Second, just after the report was issued earlier this month, a Myanmar court sentenced two Reuters journalists Wa Lone and Kyaw Soe Oo to seven years in prison for violating Myanmar’s State Secrets Law for reporting on the crimes against the Rohingya. Aung San Suu Kyi, Myanmar’s civilian leader, defended the court’s decision. The treatment of the two journalists—who were held in pre-trial detention for nine months—makes it even more evident that the Myanmar authorities are intent on preventing international scrutiny of their crimes against the Rohingya.
Finally, on Sept. 6, a three-judge panel of the ICC ruled 2 to 1 that the Court has jurisdiction over the crimes against the Rohingya. Myanmar is not one of the 123 countries that is a party to the ICC as it has not ratified the Rome Statute, the treaty that established the Court. Hence, crimes committed on its territory ordinarily may not come before the ICC except on the basis of a Security Council referral.
But neighboring Bangladesh is a party to the ICC. One of the crimes against the Rohingya has been the forcible deportation of several hundred thousand of them into Bangladesh.
Under the ICC treaty, forced deportation is a crime against humanity. Because part of this crime took place on the territory of Bangladesh, the ICC prosecutor, Fatou Bensouda, asked the pretrial chamber to rule in favor of giving the ICC jurisdiction. The judges accepted her argument.
Under ICC rules, the prosecutor can now begin to investigate the forcible deportation and persecution that this entailed. On Tuesday, Bensouda, announced she is launching a preliminary investigation. This is one of the steps required before an indictment can be issued. Even so, it would be far better if the jurisdiction of the ICC is also given broader political support by a Security Council referral. This would heighten pressure on Myanmar to submit to the jurisdiction of the Court by sending the officials who may be indicted to The Hague to stand trial.
Even before Bolton’s speech, it was not going to be easy to obtain action by the Security Council. The most important obstacles involve permanent members of the Council who could veto referral. Certainty that Russia would veto any referral of Syria to the ICC has prevented accountability for countless war crimes in that country since the beginning of the uprising against the regime of Syrian President Bashar al-Assad began in 2011. In keeping with its general effort to block enforcement of international human rights norms, the government of Russian President Vladimir Putin may also veto a Security Council referral of Myanmar to the ICC.
China, which considers Myanmar an important source for natural resources that include oil, seafood, high quality hardwoods, jade and other gem stones, would also likely veto a referral.
But it’s possible Russia and China would wish to avoid antagonizing the many predominantly Muslim countries who sympathize with the Rohingya, a Muslim minority that has been persecuted for both ethnic and religious reasons by Myanmar’s armed forces, and by mobs who have been egged on by extremist Buddhist monks.

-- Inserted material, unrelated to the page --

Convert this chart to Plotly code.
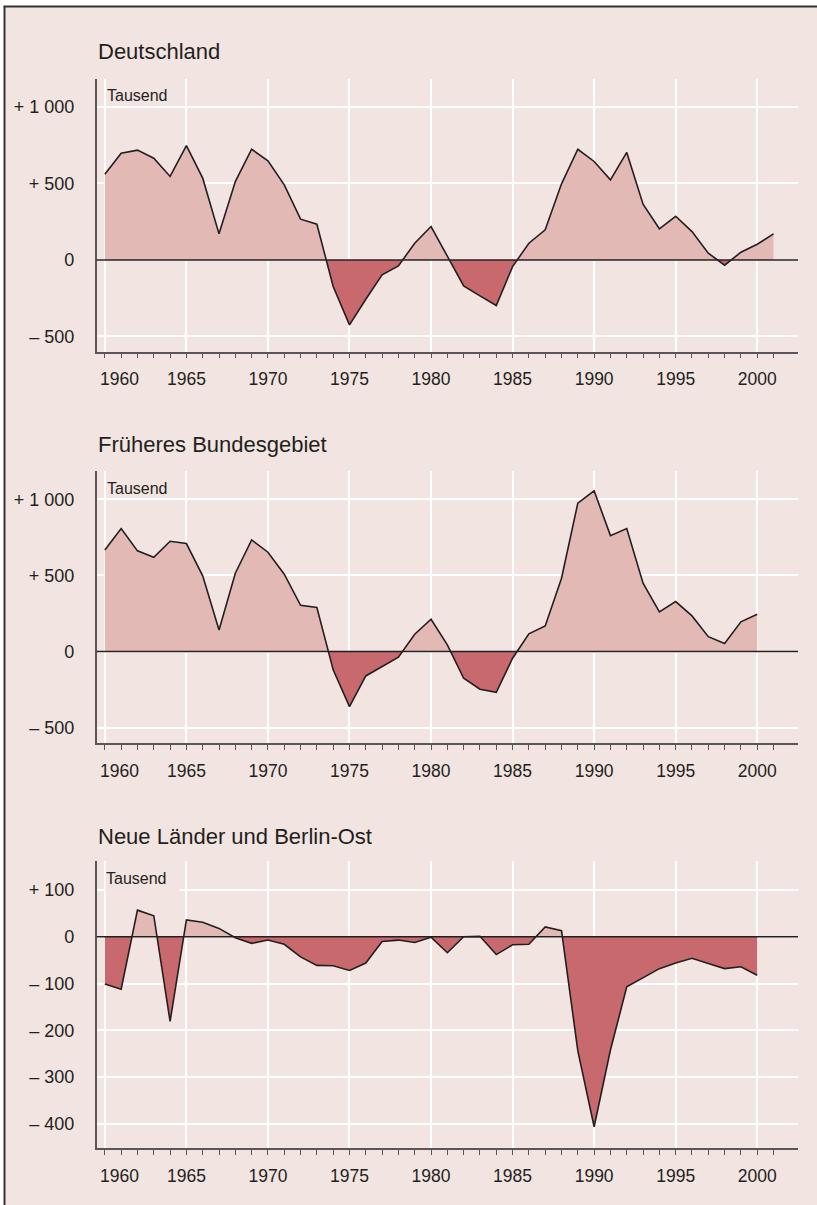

In such circumstances, Russia and China may not want to be blamed for permitting genocide to go unchecked.
It is up to other members of the Security Council, particularly the United Kingdom, as the former colonial power in Myanmar, and the United States, to mobilize support for referral of Myanmar’s crimes to the ICC.
The U.S. Ambassador to the UN, Nikki Haley, has been outspoken in condemning the crimes against the Rohingya. If the U.K. and the U.S. make this a priority, those responsible for the terrible crimes against the Rohingya could be held accountable and that genocide will not go unpunished. But now, with Bolton’s scathing remarks about the ICC and its legitimacy, that hope for justice appears even more elusive.